Task description.
Count every line that holds the string "this", then give that number alone.

_____

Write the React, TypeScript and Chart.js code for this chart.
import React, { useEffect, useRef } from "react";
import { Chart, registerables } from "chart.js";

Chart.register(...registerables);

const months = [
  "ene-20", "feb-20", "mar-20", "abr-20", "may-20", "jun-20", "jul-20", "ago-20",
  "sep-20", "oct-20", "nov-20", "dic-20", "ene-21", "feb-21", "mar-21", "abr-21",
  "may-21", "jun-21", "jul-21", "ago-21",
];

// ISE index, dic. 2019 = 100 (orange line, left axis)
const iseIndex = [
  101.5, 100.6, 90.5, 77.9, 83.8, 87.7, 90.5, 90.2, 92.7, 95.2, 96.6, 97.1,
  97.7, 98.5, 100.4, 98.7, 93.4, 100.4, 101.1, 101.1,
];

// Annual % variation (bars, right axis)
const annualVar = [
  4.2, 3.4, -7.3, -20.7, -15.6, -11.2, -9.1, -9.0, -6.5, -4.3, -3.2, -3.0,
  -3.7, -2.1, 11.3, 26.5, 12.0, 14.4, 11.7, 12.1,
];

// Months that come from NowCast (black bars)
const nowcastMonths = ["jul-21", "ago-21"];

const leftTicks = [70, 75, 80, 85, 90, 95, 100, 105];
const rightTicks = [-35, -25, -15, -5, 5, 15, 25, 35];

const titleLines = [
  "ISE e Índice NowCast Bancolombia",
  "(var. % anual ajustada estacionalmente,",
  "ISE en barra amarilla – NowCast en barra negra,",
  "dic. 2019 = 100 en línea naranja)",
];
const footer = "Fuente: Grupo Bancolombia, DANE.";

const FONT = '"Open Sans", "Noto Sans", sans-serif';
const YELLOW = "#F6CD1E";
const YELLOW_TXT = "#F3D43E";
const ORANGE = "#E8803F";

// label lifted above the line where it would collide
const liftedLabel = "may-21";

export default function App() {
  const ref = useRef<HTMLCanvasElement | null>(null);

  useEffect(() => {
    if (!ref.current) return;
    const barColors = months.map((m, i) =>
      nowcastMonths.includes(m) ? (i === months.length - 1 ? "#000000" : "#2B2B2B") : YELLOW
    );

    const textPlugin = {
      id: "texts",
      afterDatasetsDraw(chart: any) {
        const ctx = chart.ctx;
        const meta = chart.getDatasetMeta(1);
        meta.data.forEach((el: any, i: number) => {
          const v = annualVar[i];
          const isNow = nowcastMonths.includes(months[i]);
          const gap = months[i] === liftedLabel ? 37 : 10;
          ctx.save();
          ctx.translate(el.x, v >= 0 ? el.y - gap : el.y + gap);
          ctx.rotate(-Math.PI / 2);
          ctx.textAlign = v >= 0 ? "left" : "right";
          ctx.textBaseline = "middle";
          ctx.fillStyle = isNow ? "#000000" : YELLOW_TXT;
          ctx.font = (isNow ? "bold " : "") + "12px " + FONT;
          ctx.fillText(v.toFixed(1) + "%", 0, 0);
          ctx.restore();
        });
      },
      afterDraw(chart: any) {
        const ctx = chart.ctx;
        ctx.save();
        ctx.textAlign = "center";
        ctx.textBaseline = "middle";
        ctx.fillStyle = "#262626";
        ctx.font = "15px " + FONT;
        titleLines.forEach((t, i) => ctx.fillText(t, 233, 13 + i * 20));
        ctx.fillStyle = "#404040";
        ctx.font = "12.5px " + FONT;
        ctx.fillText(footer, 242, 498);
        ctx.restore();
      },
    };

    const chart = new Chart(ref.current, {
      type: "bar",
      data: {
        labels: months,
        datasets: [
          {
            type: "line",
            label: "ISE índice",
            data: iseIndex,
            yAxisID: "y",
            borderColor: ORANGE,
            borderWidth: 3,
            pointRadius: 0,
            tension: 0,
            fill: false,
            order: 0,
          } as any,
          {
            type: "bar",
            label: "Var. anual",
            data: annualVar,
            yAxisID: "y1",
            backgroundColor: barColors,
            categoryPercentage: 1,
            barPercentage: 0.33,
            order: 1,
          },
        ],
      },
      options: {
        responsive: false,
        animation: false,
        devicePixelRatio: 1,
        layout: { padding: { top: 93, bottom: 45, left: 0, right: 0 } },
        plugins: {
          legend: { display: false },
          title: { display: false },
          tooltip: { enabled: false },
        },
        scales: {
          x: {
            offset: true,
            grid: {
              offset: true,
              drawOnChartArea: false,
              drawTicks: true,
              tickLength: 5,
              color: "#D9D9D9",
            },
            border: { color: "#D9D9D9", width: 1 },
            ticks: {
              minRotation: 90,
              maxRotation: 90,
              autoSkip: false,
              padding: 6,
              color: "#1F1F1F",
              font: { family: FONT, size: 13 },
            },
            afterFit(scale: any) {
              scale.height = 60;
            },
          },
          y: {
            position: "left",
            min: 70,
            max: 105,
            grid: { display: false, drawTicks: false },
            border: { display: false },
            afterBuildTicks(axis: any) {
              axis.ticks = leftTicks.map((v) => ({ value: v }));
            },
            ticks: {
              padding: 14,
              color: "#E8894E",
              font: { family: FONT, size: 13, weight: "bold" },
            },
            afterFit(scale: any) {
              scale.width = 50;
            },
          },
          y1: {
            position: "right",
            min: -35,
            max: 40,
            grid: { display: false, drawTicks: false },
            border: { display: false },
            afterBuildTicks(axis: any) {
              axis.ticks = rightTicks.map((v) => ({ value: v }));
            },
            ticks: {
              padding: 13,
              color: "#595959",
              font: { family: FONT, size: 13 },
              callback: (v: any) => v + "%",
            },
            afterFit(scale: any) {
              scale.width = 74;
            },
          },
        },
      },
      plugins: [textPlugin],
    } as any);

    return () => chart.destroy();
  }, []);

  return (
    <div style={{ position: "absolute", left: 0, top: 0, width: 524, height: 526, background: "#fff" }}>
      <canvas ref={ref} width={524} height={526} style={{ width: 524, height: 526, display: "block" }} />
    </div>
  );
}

_____

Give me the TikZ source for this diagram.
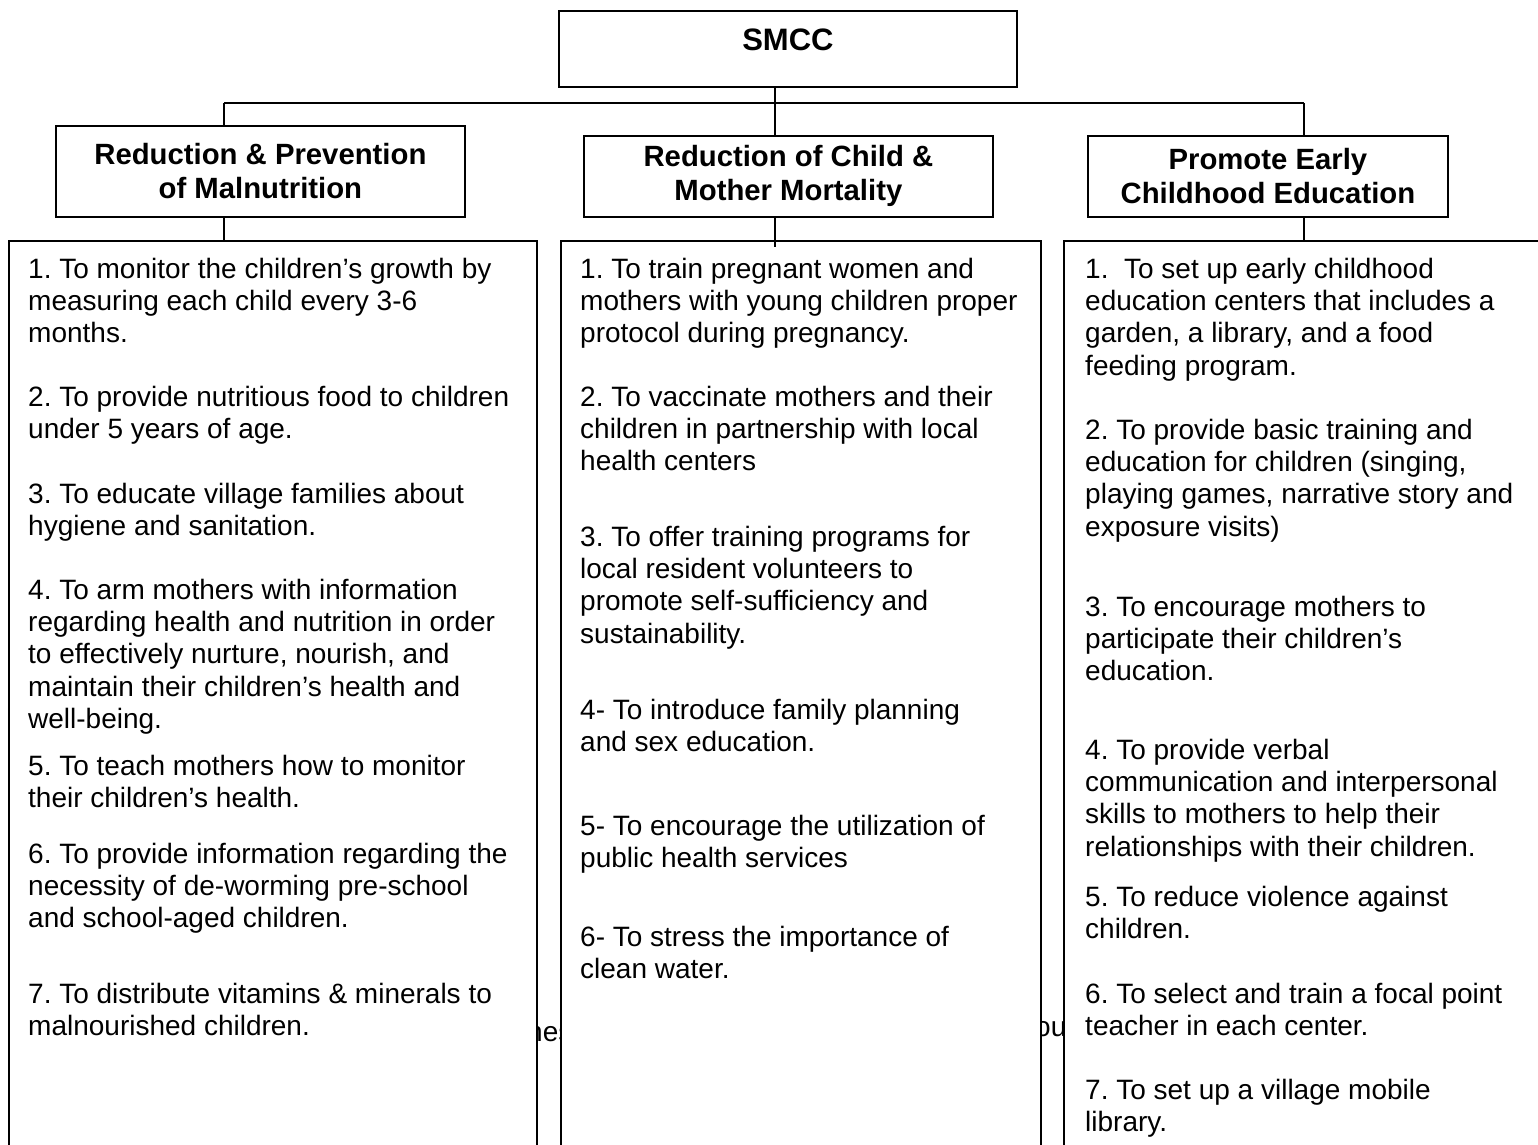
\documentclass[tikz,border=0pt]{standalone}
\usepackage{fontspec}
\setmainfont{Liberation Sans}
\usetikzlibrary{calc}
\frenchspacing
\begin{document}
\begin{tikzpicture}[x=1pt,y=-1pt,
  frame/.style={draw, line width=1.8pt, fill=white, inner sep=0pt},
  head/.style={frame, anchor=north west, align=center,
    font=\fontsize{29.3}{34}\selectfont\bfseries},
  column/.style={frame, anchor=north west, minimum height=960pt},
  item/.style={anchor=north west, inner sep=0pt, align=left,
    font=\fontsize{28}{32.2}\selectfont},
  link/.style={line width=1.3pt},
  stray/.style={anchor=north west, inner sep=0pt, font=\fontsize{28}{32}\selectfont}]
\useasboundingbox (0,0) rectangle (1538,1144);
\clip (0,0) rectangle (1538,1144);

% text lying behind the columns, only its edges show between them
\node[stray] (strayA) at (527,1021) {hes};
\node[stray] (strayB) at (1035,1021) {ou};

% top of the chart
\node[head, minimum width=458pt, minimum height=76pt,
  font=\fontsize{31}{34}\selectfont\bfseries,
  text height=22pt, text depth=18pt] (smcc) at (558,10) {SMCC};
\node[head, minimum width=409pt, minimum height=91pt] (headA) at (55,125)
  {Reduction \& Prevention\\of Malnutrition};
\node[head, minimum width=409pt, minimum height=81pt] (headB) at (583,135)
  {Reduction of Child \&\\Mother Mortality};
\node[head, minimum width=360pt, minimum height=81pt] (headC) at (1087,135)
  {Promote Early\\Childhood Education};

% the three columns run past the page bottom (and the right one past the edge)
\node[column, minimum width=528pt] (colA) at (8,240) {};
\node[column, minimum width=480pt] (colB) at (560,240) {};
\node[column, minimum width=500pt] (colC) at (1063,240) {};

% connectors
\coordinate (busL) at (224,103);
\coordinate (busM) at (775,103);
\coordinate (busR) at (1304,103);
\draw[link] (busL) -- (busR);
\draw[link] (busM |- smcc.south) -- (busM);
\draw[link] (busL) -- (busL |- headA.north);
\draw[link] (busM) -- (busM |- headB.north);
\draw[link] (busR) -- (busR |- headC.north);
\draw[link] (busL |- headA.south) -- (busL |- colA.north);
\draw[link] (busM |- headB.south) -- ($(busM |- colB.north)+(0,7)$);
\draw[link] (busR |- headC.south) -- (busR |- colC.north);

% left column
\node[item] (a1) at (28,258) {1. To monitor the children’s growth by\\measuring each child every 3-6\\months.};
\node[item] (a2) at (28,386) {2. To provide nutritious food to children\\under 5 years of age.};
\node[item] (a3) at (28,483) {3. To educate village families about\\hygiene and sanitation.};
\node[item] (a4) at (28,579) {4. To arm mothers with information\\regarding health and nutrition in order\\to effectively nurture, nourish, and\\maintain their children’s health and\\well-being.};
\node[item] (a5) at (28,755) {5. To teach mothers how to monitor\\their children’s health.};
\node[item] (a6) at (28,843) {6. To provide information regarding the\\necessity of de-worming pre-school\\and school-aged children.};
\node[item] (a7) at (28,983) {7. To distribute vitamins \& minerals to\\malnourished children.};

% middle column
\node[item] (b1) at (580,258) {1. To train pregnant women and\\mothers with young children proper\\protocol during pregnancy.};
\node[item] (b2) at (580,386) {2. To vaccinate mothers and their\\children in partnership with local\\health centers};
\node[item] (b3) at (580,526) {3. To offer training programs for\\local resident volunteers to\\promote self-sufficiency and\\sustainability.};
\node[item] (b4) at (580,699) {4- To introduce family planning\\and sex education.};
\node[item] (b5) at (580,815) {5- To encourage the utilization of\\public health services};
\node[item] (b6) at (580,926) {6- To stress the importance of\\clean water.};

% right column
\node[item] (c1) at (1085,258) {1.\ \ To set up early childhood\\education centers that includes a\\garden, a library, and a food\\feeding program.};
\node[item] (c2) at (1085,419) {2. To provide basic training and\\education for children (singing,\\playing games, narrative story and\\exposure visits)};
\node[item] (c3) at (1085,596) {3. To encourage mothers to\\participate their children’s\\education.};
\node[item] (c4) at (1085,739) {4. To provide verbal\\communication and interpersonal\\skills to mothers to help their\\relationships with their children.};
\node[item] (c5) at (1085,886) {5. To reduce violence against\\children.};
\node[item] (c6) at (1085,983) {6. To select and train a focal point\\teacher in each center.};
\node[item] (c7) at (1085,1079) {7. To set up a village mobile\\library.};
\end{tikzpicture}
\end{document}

_____

Right answer.
2